4. What are the impacts of climate change on human health?"""

`{original_query}` is a placeholder that will be replaced by the actual user's query. The example shows how a complex query can be decomposed into sub-queries, providing a clearer structure for the retrieval system.

#### Set Up the prompt template
Now, we bind the sub-query decomposition template to a `PromptTemplate` object, which will be used during the decomposition process to pass the original query to the model.

In [16]:
# Set up the prompt template
subquery_decomposition_prompt = PromptTemplate(
    input_variables=["original_query"],
    template=subquery_decomposition_template
)

- `input_variables=["original_query"]`: Defines that the input to the template will be the `original_query`.
- `template=subquery_decomposition_template`: Passes the sub-query decomposition template that we created earlier.

#### Create an LLM chain for sub-query decomposition
We create an LLM chain that links the sub-query decomposition prompt template with the LLM. This chain will process the original query and generate the simpler sub-queries by passing the query through both the prompt and the model.

In [17]:
# Create an LLMChain for sub-query decomposition
subquery_decomposer_chain = subquery_decomposition_prompt | sub_query_llm

This chain takes the original query, processes it through the prompt, and then passes the output to the model, generating the decomposed sub-queries.

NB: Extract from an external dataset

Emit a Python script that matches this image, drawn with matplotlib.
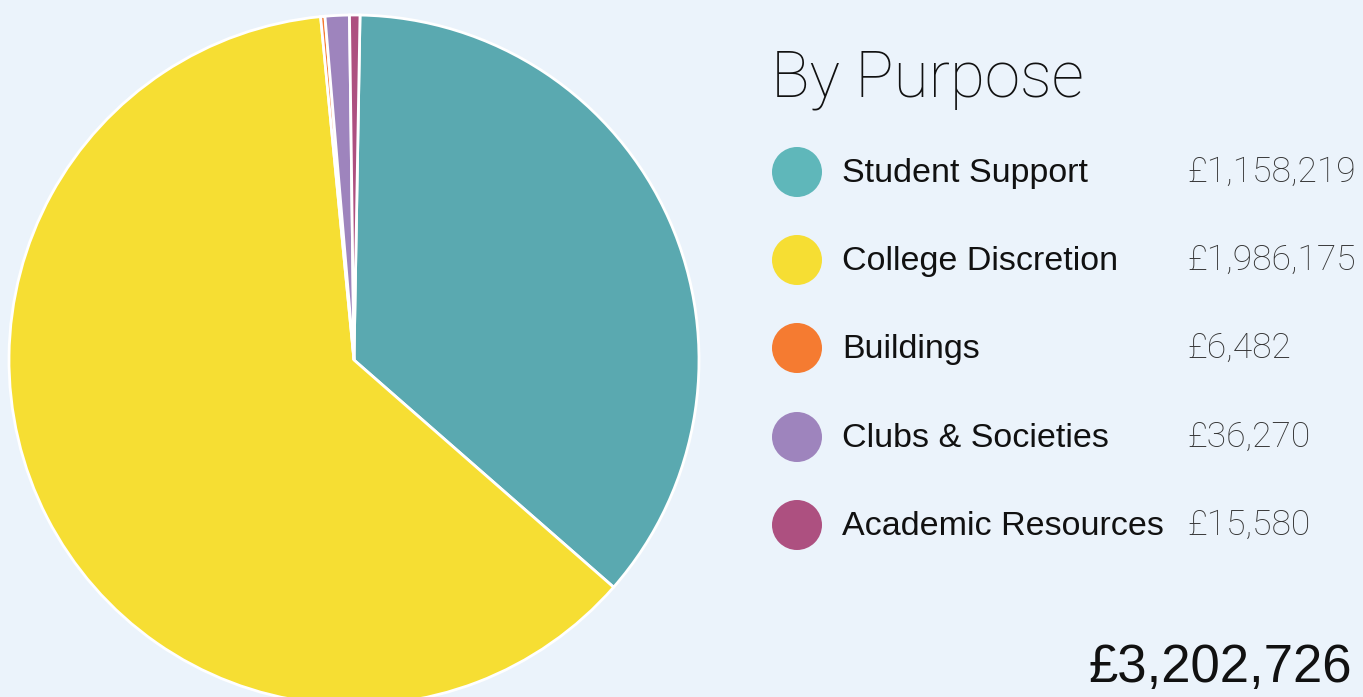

#### Pass the original query to the model for sub-query decomposition
We now pass the original query to the model using the LLM chain. The model processes the original query and returns the decomposed sub-queries in response.

In [18]:
# Pass the original query to the model for sub-query decomposition
original_query = "What are the long-term effects of technological advancements on the society?"

sub_queries = subquery_decomposer_chain.invoke({"original_query": original_query}).content

- `original_query` is the user's original query.
- `invoke({"original_query": original_query})`: This sends the original query to the model, which processes it and generates the simpler sub-queries.
- `.content`: This extracts the sub-queries from the response returned by the model.

#### Process and extract sub-queries
Once we have the response from the model, we need to process the returned content. We clean the response and extract the sub-queries by splitting them from the output text.

In [19]:
# Process and extract sub-queries from the model's response
sub_queries = [q.strip() for q in sub_queries.split('\n') if q.strip() and not q.strip().startswith('Sub-queries:')]

This step processes the model's output, which contains the sub-queries along with some additional text. We strip the extra whitespace, and filter out anything that doesn't look like a valid sub-query (e.g., introductory text).

In [20]:
# Print the original and decomposed sub-queries
print("\nSub-queries:")
for i, sub_query in enumerate(sub_queries, 1):
    print(f"{i}. {sub_query}")


Sub-queries:
1. Sub-queries for the original query "What are the long-term effects of technological advancements on society?":
2. 1. How do technological advancements influence employment and job markets over time?
3. 2. What are the effects of technological advancements on education and learning methods in society?
4. 3. How do technological advancements impact social interactions and relationships among individuals?
5. 4. What are the implications of technological advancements for privacy and security in society?


The complex query has been broken down into smaller, more manageable pieces.